- The task: For each line below that contains the string "this", copy that line.

────────────────────

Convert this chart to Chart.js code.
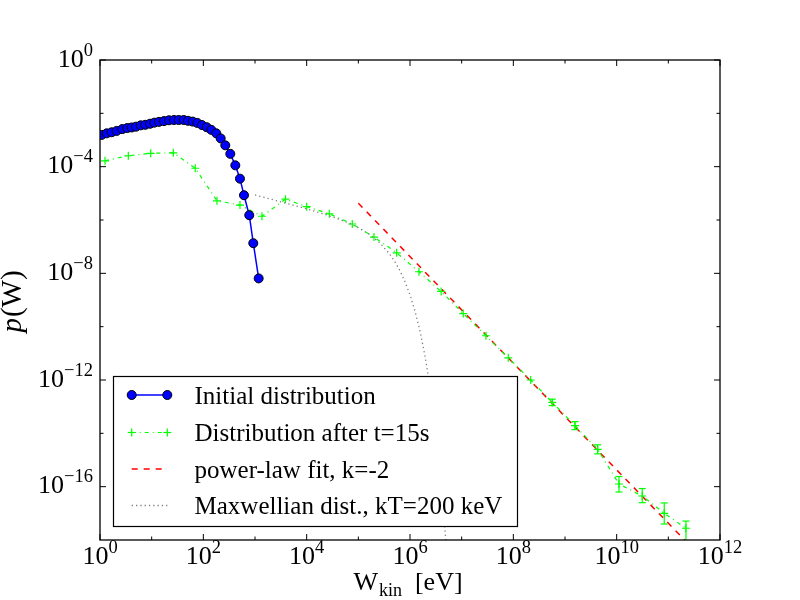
<!DOCTYPE html>
<html>
<head>
<meta charset="utf-8">
<script src="https://cdn.jsdelivr.net/npm/chart.js@4.4.0/dist/chart.umd.min.js"></script>
<style>
    html, body { margin: 0; padding: 0; background: #ffffff; }
    #wrap { width: 800px; height: 600px; }
</style>
</head>
<body>
<div id="wrap"><canvas id="grafico_espectro" width="800" height="600"></canvas></div>
<script>
// values, stored as log10 exponents (W in eV, p(W))
const inicial_logW = [0.033, 0.130, 0.226, 0.323, 0.432, 0.528, 0.614, 0.697, 0.788, 0.877,
    0.968, 1.051, 1.142, 1.239, 1.335, 1.432, 1.523, 1.620, 1.703, 1.794,
    1.883, 1.974, 2.065, 2.154, 2.251, 2.336, 2.425, 2.522, 2.619, 2.709,
    2.787, 2.889, 2.967, 3.071];
const inicial_logP = [-2.81, -2.75, -2.71, -2.66, -2.59, -2.55, -2.53, -2.50, -2.45, -2.43,
    -2.39, -2.35, -2.32, -2.29, -2.26, -2.25, -2.25, -2.25, -2.28, -2.31,
    -2.36, -2.44, -2.52, -2.62, -2.75, -2.94, -3.20, -3.52, -3.95, -4.45,
    -5.07, -5.82, -6.87, -8.19];

const depois_logW = [0.097, 0.548, 0.981, 1.419, 1.844, 2.264, 2.709, 3.135, 3.590, 4.000,
    4.438, 4.883, 5.303, 5.742, 6.174, 6.603, 7.031, 7.470, 7.902, 8.336,
    8.754, 9.193, 9.632, 10.045, 10.495, 10.921, 11.341];
const depois_logP = [-3.78, -3.59, -3.50, -3.48, -4.06, -5.28, -5.44, -5.86, -5.22, -5.50,
    -5.77, -6.15, -6.64, -7.23, -7.94, -8.68, -9.51, -10.34, -11.17, -12.00,
    -12.84, -13.71, -14.60, -15.90, -16.35, -17.00, -17.56];
const depois_errBaixo = [null, null, null, null, null, null, null, null, null, null,
    null, null, null, null, null, null, null, null, null, null,
    -12.96, -13.86, -14.77, -16.20, -16.60, -17.40, -18.20];
const depois_errAlto = [null, null, null, null, null, null, null, null, null, null,
    null, null, null, null, null, null, null, null, null, null,
    -12.72, -13.56, -14.43, -15.62, -16.07, -16.61, -17.29];

const ajuste_logW = [5, 12];
const ajuste_logP = [-5.37, -19.37];

const maxwell_logW = [3.0, 3.25, 3.5, 3.75, 4.0, 4.25, 4.5, 4.75, 5.0, 5.2,
    5.4, 5.6, 5.7, 5.8, 5.9, 6.0, 6.1, 6.2, 6.3, 6.4,
    6.5, 6.6, 6.7, 6.75];
const maxwell_logP = [-5.06, -5.19, -5.32, -5.45, -5.58, -5.73, -5.88, -6.06, -6.29, -6.52,
    -6.83, -7.26, -7.54, -7.88, -8.30, -8.81, -9.44, -10.22, -11.20, -12.41,
    -13.92, -15.81, -18.18, -19.58];

const legenda_textos = ['Initial distribution', 'Distribution after t=15s',
    'power-law fit, k=-2', 'Maxwellian dist., kT=200 keV'];

const ticksX = [0, 2, 4, 6, 8, 10, 12];
const ticksX_menor = [1, 3, 5, 7, 9, 11];
const ticksY = [0, -4, -8, -12, -16];
const ticksY_menor = [-2, -6, -10, -14];

const FONTE = '"Liberation Serif", "Times New Roman", serif';

function pontos(logW, logP) {
    return logW.map(function (w, i) { return { x: Math.pow(10, w), y: Math.pow(10, logP[i]) }; });
}

const estilo_inicial = { cor: '#0000ff', largura: 1.5, raio: 4.5 };
const estilo_depois = { cor: '#00ff00', largura: 1.2, raio: 4, dash: [4, 4, 1, 4] };
const estilo_ajuste = { cor: '#ff0000', largura: 1.5, dash: [6, 6] };
const estilo_maxwell = { cor: '#808080', largura: 1.3, dash: [1.3, 3] };

const data_espectro = {
    datasets: [{
        label: legenda_textos[0],
        data: pontos(inicial_logW, inicial_logP),
        showLine: true,
        borderColor: estilo_inicial.cor,
        borderWidth: estilo_inicial.largura,
        pointRadius: estilo_inicial.raio,
        pointBackgroundColor: estilo_inicial.cor,
        pointBorderColor: '#000000',
        pointBorderWidth: 1,
        clip: 0,
        order: 1
    }, {
        label: legenda_textos[1],
        data: pontos(depois_logW, depois_logP),
        showLine: true,
        borderColor: estilo_depois.cor,
        borderWidth: estilo_depois.largura,
        borderDash: estilo_depois.dash,
        pointStyle: 'cross',
        pointRadius: estilo_depois.raio,
        pointBorderColor: estilo_depois.cor,
        pointBorderWidth: 1.2,
        clip: 0,
        order: 2
    }, {
        label: legenda_textos[2],
        data: pontos(ajuste_logW, ajuste_logP),
        showLine: true,
        borderColor: estilo_ajuste.cor,
        borderWidth: estilo_ajuste.largura,
        borderDash: estilo_ajuste.dash,
        pointRadius: 0,
        clip: 0,
        order: 3
    }, {
        label: legenda_textos[3],
        data: pontos(maxwell_logW, maxwell_logP),
        showLine: true,
        borderColor: estilo_maxwell.cor,
        borderWidth: estilo_maxwell.largura,
        borderDash: estilo_maxwell.dash,
        pointRadius: 0,
        clip: 0,
        order: 0
    }]
};

// 10 with a raised exponent, as matplotlib draws it
function potencia(ctx, expoente, x, y, alinhamento) {
    const exp = String(expoente).replace('-', '\u2212');
    ctx.font = '26px ' + FONTE;
    const wb = ctx.measureText('10').width;
    ctx.font = '18.5px ' + FONTE;
    const we = ctx.measureText(exp).width;
    let x0 = alinhamento === 'right' ? x - wb - we : x - (wb + we) / 2;
    ctx.textAlign = 'left';
    ctx.textBaseline = 'alphabetic';
    ctx.font = '26px ' + FONTE;
    ctx.fillText('10', x0, y);
    ctx.font = '18.5px ' + FONTE;
    ctx.fillText(exp, x0 + wb, y - 11);
}

function linha(ctx, x1, y1, x2, y2, cor, largura, dash) {
    ctx.save();
    ctx.strokeStyle = cor;
    ctx.lineWidth = largura;
    ctx.setLineDash(dash || []);
    ctx.beginPath();
    ctx.moveTo(x1, y1);
    ctx.lineTo(x2, y2);
    ctx.stroke();
    ctx.restore();
}

function cruz(ctx, x, y, r, cor) {
    linha(ctx, x - r, y, x + r, y, cor, 1.2);
    linha(ctx, x, y - r, x, y + r, cor, 1.2);
}

function bolinha(ctx, x, y, r) {
    ctx.save();
    ctx.fillStyle = estilo_inicial.cor;
    ctx.strokeStyle = '#000000';
    ctx.lineWidth = 1;
    ctx.beginPath();
    ctx.arc(x, y, r, 0, Math.PI * 2);
    ctx.fill();
    ctx.stroke();
    ctx.restore();
}

const moldura = {
    id: 'moldura',
    afterDatasetsDraw: function (chart) {
        // error bars of the t=15s distribution
        const ctx = chart.ctx;
        const a = chart.chartArea;
        const sx = chart.scales.x, sy = chart.scales.y;
        ctx.save();
        ctx.beginPath();
        ctx.rect(a.left, a.top, a.right - a.left, a.bottom - a.top);
        ctx.clip();
        for (let i = 0; i < depois_logW.length; i++) {
            if (depois_errBaixo[i] === null) continue;
            const px = sx.getPixelForValue(Math.pow(10, depois_logW[i]));
            const y1 = sy.getPixelForValue(Math.pow(10, depois_errBaixo[i]));
            const y2 = sy.getPixelForValue(Math.pow(10, depois_errAlto[i]));
            linha(ctx, px, y1, px, y2, estilo_depois.cor, 1.2);
            linha(ctx, px - 3.5, y1, px + 3.5, y1, estilo_depois.cor, 1.2);
            linha(ctx, px - 3.5, y2, px + 3.5, y2, estilo_depois.cor, 1.2);
        }
        ctx.restore();
    },
    afterDraw: function (chart) {
        const ctx = chart.ctx;
        const a = chart.chartArea;
        const sx = chart.scales.x, sy = chart.scales.y;

        // frame
        ctx.save();
        ctx.strokeStyle = '#000000';
        ctx.lineWidth = 1.3;
        ctx.strokeRect(a.left, a.top, a.right - a.left, a.bottom - a.top);
        ctx.restore();

        // inward ticks on all four sides
        ticksX.concat(ticksX_menor).forEach(function (e) {
            const px = sx.getPixelForValue(Math.pow(10, e));
            const t = ticksX.indexOf(e) >= 0 ? 6 : 3.5;
            linha(ctx, px, a.bottom, px, a.bottom - t, '#000', 1);
            linha(ctx, px, a.top, px, a.top + t, '#000', 1);
        });
        ticksY.concat(ticksY_menor).forEach(function (e) {
            const py = sy.getPixelForValue(Math.pow(10, e));
            const t = ticksY.indexOf(e) >= 0 ? 6 : 3.5;
            linha(ctx, a.left, py, a.left + t, py, '#000', 1);
            linha(ctx, a.right, py, a.right - t, py, '#000', 1);
        });

        // tick labels
        ctx.fillStyle = '#000000';
        ticksX.forEach(function (e) {
            potencia(ctx, e, sx.getPixelForValue(Math.pow(10, e)), a.bottom + 23.5, 'center');
        });
        ticksY.forEach(function (e) {
            potencia(ctx, e, a.left - 7, sy.getPixelForValue(Math.pow(10, e)) + 6.5, 'right');
        });

        // x axis title: W_kin [eV]
        ctx.textAlign = 'left';
        ctx.textBaseline = 'alphabetic';
        ctx.font = '26px ' + FONTE;
        const wW = ctx.measureText('W').width;
        const wE = ctx.measureText('[eV]').width;
        ctx.font = '18px ' + FONTE;
        const wK = ctx.measureText('kin').width;
        const gap = 13;
        let x0 = (a.left + a.right) / 2 - 2 - (wW + 1 + wK + gap + wE) / 2;
        ctx.font = '26px ' + FONTE;
        ctx.fillText('W', x0, 590);
        ctx.font = '18px ' + FONTE;
        ctx.fillText('kin', x0 + wW + 1, 596);
        ctx.font = '26px ' + FONTE;
        ctx.fillText('[eV]', x0 + wW + 1 + wK + gap, 590);

        // y axis title: p(W)
        ctx.save();
        ctx.translate(21, (a.top + a.bottom) / 2 + 2);
        ctx.rotate(-Math.PI / 2);
        ctx.font = 'italic 29px ' + FONTE;
        const wp = ctx.measureText('p').width;
        ctx.font = '29px ' + FONTE;
        const wr = ctx.measureText('(W)').width;
        ctx.font = 'italic 29px ' + FONTE;
        ctx.fillText('p', -(wp + wr) / 2, 0);
        ctx.font = '29px ' + FONTE;
        ctx.fillText('(W)', -(wp + wr) / 2 + wp + 1, 0);
        ctx.restore();

        // legend box
        const caixa = { left: 113.5, top: 376.5, right: 517.5, bottom: 526.5 };
        ctx.save();
        ctx.fillStyle = '#ffffff';
        ctx.fillRect(caixa.left, caixa.top, caixa.right - caixa.left, caixa.bottom - caixa.top);
        ctx.strokeStyle = '#000000';
        ctx.lineWidth = 1.2;
        ctx.strokeRect(caixa.left, caixa.top, caixa.right - caixa.left, caixa.bottom - caixa.top);
        ctx.restore();

        const xa = 131.7, xb = 167.3;
        const linhas_y = [395, 432.5, 469, 505.5];
        linha(ctx, xa, linhas_y[0], xb, linhas_y[0], estilo_inicial.cor, estilo_inicial.largura);
        bolinha(ctx, xa, linhas_y[0], estilo_inicial.raio);
        bolinha(ctx, xb, linhas_y[0], estilo_inicial.raio);
        linha(ctx, xa, linhas_y[1], xb, linhas_y[1], estilo_depois.cor, estilo_depois.largura, estilo_depois.dash);
        cruz(ctx, xa, linhas_y[1], estilo_depois.raio, estilo_depois.cor);
        cruz(ctx, xb, linhas_y[1], estilo_depois.raio, estilo_depois.cor);
        linha(ctx, xa, linhas_y[2], xb, linhas_y[2], estilo_ajuste.cor, estilo_ajuste.largura, estilo_ajuste.dash);
        linha(ctx, xa, linhas_y[3], xb, linhas_y[3], estilo_maxwell.cor, estilo_maxwell.largura, estilo_maxwell.dash);

        ctx.fillStyle = '#000000';
        ctx.textAlign = 'left';
        ctx.textBaseline = 'alphabetic';
        ctx.font = '25px ' + FONTE;
        legenda_textos.forEach(function (t, i) {
            ctx.fillText(t, 194.5, linhas_y[i] + 8.5);
        });
    }
};

const config_espectro = {
    type: 'scatter',
    data: data_espectro,
    options: {
        responsive: false,
        devicePixelRatio: 1,
        animation: false,
        events: [],
        layout: { padding: { left: 100, right: 80, top: 60, bottom: 60 } },
        scales: {
            x: { type: 'logarithmic', min: 1, max: 1e12, display: false },
            y: { type: 'logarithmic', min: 1e-18, max: 1, display: false }
        },
        plugins: {
            legend: { display: false },
            tooltip: { enabled: false }
        }
    },
    plugins: [moldura]
};

const grafico_espectro = new Chart(document.getElementById('grafico_espectro'), config_espectro);
</script>
</body>
</html>
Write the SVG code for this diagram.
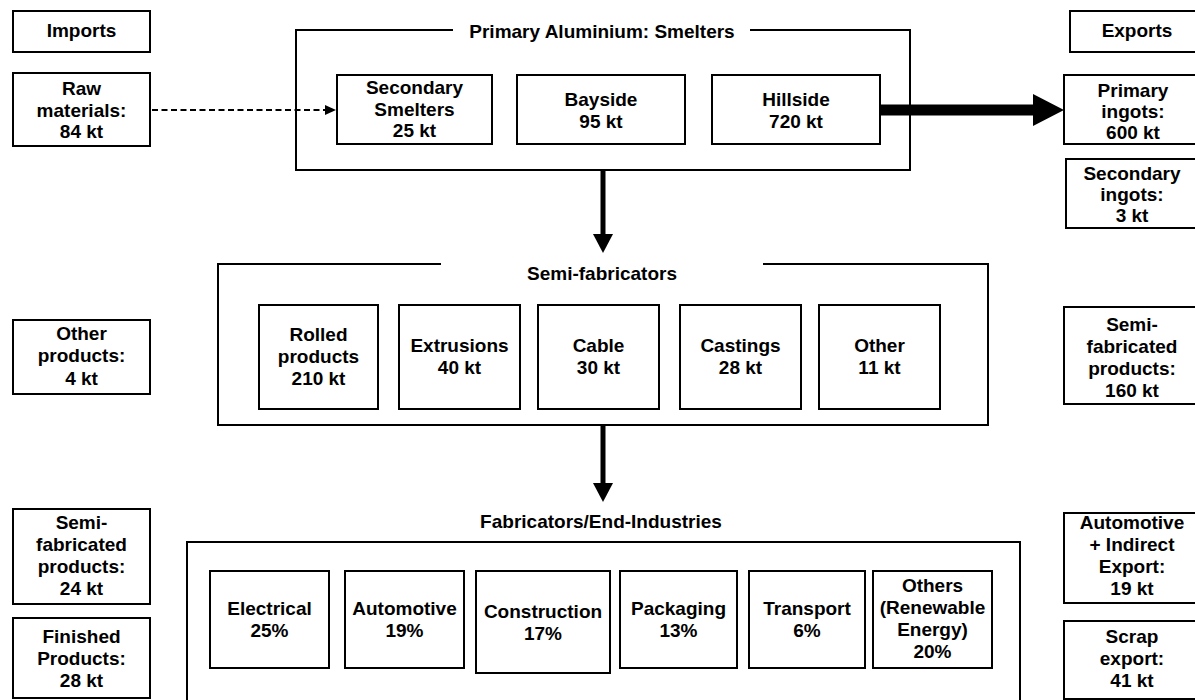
<svg xmlns="http://www.w3.org/2000/svg" width="1195" height="700" viewBox="0 0 1195 700">
<style>
.b{fill:#fff;stroke:#000;stroke-width:2}
.c{fill:none;stroke:#000;stroke-width:2}
.t{font-family:"Liberation Sans",Arial,sans-serif;font-weight:bold;font-size:19px;text-anchor:middle;fill:#000}
.ln{fill:none;stroke:#000}
</style>
<defs>
<marker id="hBig" markerUnits="userSpaceOnUse" markerWidth="31" markerHeight="32" refX="0" refY="16" orient="auto"><path d="M0,0 L31,16 L0,32 z" fill="#000"/></marker>
<marker id="hDown" markerUnits="userSpaceOnUse" markerWidth="19" markerHeight="20" refX="0" refY="10" orient="auto"><path d="M0,0 L19,10 L0,20 z" fill="#000"/></marker>
<marker id="hDash" markerUnits="userSpaceOnUse" markerWidth="11" markerHeight="10" refX="0" refY="5" orient="auto"><path d="M0,0 L11,5 L0,10 z" fill="#000"/></marker>
</defs>
<rect width="1195" height="700" fill="#fff"/>

<g id="smelters-group">
<path class="c" d="M453,30 H296 V170 H910 V30 H750"/>
<text class="t" x="602" y="38">Primary Aluminium: Smelters</text>
</g>
<g id="semi-group">
<path class="c" d="M441,264 H218 V425 H988 V264 H763"/>
<text class="t" x="602" y="280">Semi-fabricators</text>
</g>
<g id="fab-group">
<path class="c" d="M187,720 V542 H1020 V720"/>
<text class="t" x="601" y="528">Fabricators/End-Industries</text>
</g>

<g id="connectors">
<line class="ln" x1="152" y1="110" x2="325" y2="110" stroke-width="2" stroke-dasharray="6,3.5" marker-end="url(#hDash)"/>
<line class="ln" x1="880" y1="110" x2="1033" y2="110" stroke-width="11" marker-end="url(#hBig)"/>
<line class="ln" x1="603" y1="170" x2="603" y2="234" stroke-width="5" marker-end="url(#hDown)"/>
<line class="ln" x1="603" y1="425" x2="603" y2="483" stroke-width="5" marker-end="url(#hDown)"/>
</g>

<g id="imports"><rect class="b" x="13" y="11" width="137" height="41"/><text class="t" x="81.5" y="37">Imports</text></g>
<g id="raw-materials"><rect class="b" x="13" y="73" width="137" height="73"/>
<text class="t" x="81.5" y="95">Raw</text><text class="t" x="81.5" y="117">materials:</text><text class="t" x="81.5" y="138">84 kt</text></g>
<g id="other-products-import"><rect class="b" x="13" y="320" width="137" height="74"/>
<text class="t" x="81.5" y="340">Other</text><text class="t" x="81.5" y="362">products:</text><text class="t" x="81.5" y="385">4 kt</text></g>
<g id="semi-import"><rect class="b" x="13" y="509" width="137" height="95"/>
<text class="t" x="81.5" y="529">Semi-</text><text class="t" x="81.5" y="551">fabricated</text><text class="t" x="81.5" y="573">products:</text><text class="t" x="81.5" y="595">24 kt</text></g>
<g id="finished-import"><rect class="b" x="13" y="618" width="137" height="80"/>
<text class="t" x="81.5" y="643">Finished</text><text class="t" x="81.5" y="665">Products:</text><text class="t" x="81.5" y="687">28 kt</text></g>

<g id="secondary-smelters"><rect class="b" x="337" y="75" width="155" height="69"/>
<text class="t" x="414.5" y="94">Secondary</text><text class="t" x="414.5" y="116">Smelters</text><text class="t" x="414.5" y="137">25 kt</text></g>
<g id="bayside"><rect class="b" x="517" y="75" width="168" height="69"/>
<text class="t" x="601" y="106">Bayside</text><text class="t" x="601" y="128">95 kt</text></g>
<g id="hillside"><rect class="b" x="712" y="75" width="168" height="69"/>
<text class="t" x="796" y="106">Hillside</text><text class="t" x="796" y="128">720 kt</text></g>

<g id="rolled"><rect class="b" x="259" y="305" width="119" height="104"/>
<text class="t" x="318.5" y="341">Rolled</text><text class="t" x="318.5" y="363">products</text><text class="t" x="318.5" y="385">210 kt</text></g>
<g id="extrusions"><rect class="b" x="399" y="305" width="121" height="104"/>
<text class="t" x="459.5" y="352">Extrusions</text><text class="t" x="459.5" y="374">40 kt</text></g>
<g id="cable"><rect class="b" x="538" y="305" width="121" height="104"/>
<text class="t" x="598.5" y="352">Cable</text><text class="t" x="598.5" y="374">30 kt</text></g>
<g id="castings"><rect class="b" x="680" y="305" width="121" height="104"/>
<text class="t" x="740.5" y="352">Castings</text><text class="t" x="740.5" y="374">28 kt</text></g>
<g id="other-semi"><rect class="b" x="819" y="305" width="121" height="104"/>
<text class="t" x="879.5" y="352">Other</text><text class="t" x="879.5" y="374">11 kt</text></g>

<g id="electrical"><rect class="b" x="210" y="571" width="119" height="97"/>
<text class="t" x="269.5" y="615">Electrical</text><text class="t" x="269.5" y="637">25%</text></g>
<g id="automotive"><rect class="b" x="345" y="571" width="119" height="97"/>
<text class="t" x="404.5" y="615">Automotive</text><text class="t" x="404.5" y="637">19%</text></g>
<g id="construction"><rect class="b" x="476" y="571" width="134" height="102"/>
<text class="t" x="543" y="618">Construction</text><text class="t" x="543" y="640">17%</text></g>
<g id="packaging"><rect class="b" x="620" y="571" width="117" height="97"/>
<text class="t" x="678.5" y="615">Packaging</text><text class="t" x="678.5" y="637">13%</text></g>
<g id="transport"><rect class="b" x="749" y="571" width="116" height="97"/>
<text class="t" x="807" y="615">Transport</text><text class="t" x="807" y="637">6%</text></g>
<g id="others-renewable"><rect class="b" x="873" y="571" width="119" height="97"/>
<text class="t" x="932.5" y="592">Others</text><text class="t" x="932.5" y="614">(Renewable</text><text class="t" x="932.5" y="636">Energy)</text><text class="t" x="932.5" y="658">20%</text></g>

<g id="exports"><rect class="b" x="1070" y="11" width="132" height="41"/><text class="t" x="1137" y="37">Exports</text></g>
<g id="primary-ingots"><rect class="b" x="1064" y="75" width="138" height="69"/>
<text class="t" x="1133" y="97">Primary</text><text class="t" x="1133" y="118">ingots:</text><text class="t" x="1133" y="139">600 kt</text></g>
<g id="secondary-ingots"><rect class="b" x="1066" y="159" width="136" height="69"/>
<text class="t" x="1132" y="180">Secondary</text><text class="t" x="1132" y="201">ingots:</text><text class="t" x="1132" y="222">3 kt</text></g>
<g id="semi-export"><rect class="b" x="1064" y="307" width="138" height="97"/>
<text class="t" x="1132" y="331">Semi-</text><text class="t" x="1132" y="353">fabricated</text><text class="t" x="1132" y="375">products:</text><text class="t" x="1132" y="397">160 kt</text></g>
<g id="automotive-export"><rect class="b" x="1064" y="513" width="138" height="90"/>
<text class="t" x="1132" y="529">Automotive</text><text class="t" x="1132" y="551">+ Indirect</text><text class="t" x="1132" y="573">Export:</text><text class="t" x="1132" y="595">19 kt</text></g>
<g id="scrap-export"><rect class="b" x="1064" y="621" width="138" height="78"/>
<text class="t" x="1132" y="643">Scrap</text><text class="t" x="1132" y="665">export:</text><text class="t" x="1132" y="687">41 kt</text></g>
</svg>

────────────────────

- Completed task:
Convert this chart to Chart.js code.
Write the SVG code for this diagram.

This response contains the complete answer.